I prefer to store files locally rather than on the cloud. I also prefer to keep computers offline unless they need to connect, especially for purpose-based machines. The internet is thick with security issues, the best way to protect a given computer is to tightly govern its access to the internet or to lock the stack and only update when I have time to address any update issues before re-locking the stack. This is really the only method I’m aware of that gives you a production-level reliable system.
What everyone has said is correct, there are other software options that allow this to be the case but Easel is the manufacturer’s software which makes support much more straightforward. Encapsulating a web-based app into a standalone app provides many opportunities for enhancement, security and efficient internet communications, memory protection, etc.
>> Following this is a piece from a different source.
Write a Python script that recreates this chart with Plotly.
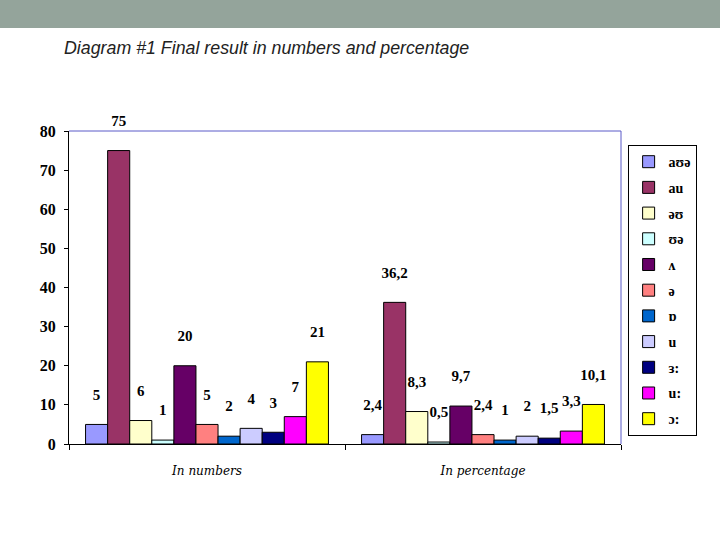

I would encourage the developers to explore Python as a software base ( I suspect much of it already is ). It would run on any platform and provide ways to protect any intellectual property that Inventables wishes to protect. It would also allow the inclusion of a great deal of open source projects since it’s very popular in that domain. Both could exist until one goes into disuse but I strongly believe, if given a choice, most users would choose the offline version.
This is just my two cents. I will continue to use Easel either way as I think it’s a great tool. However, I think moving to a standalone app that doesn’t require internet access ( except to update ) would take the software to the next level.
For all of you who say they refuse to use the cloud. I say. Welcome to the 90’s.
All you have to do is read the problems and frustrations that people have here on almost a daily basis, only because they are tied to the internet to do their design and or machining and or saving their files.
I was in complete control in the 90’s and I will remain in control.
Good luck being under control of some other entity.
Amen I would love to see it as a stand alone.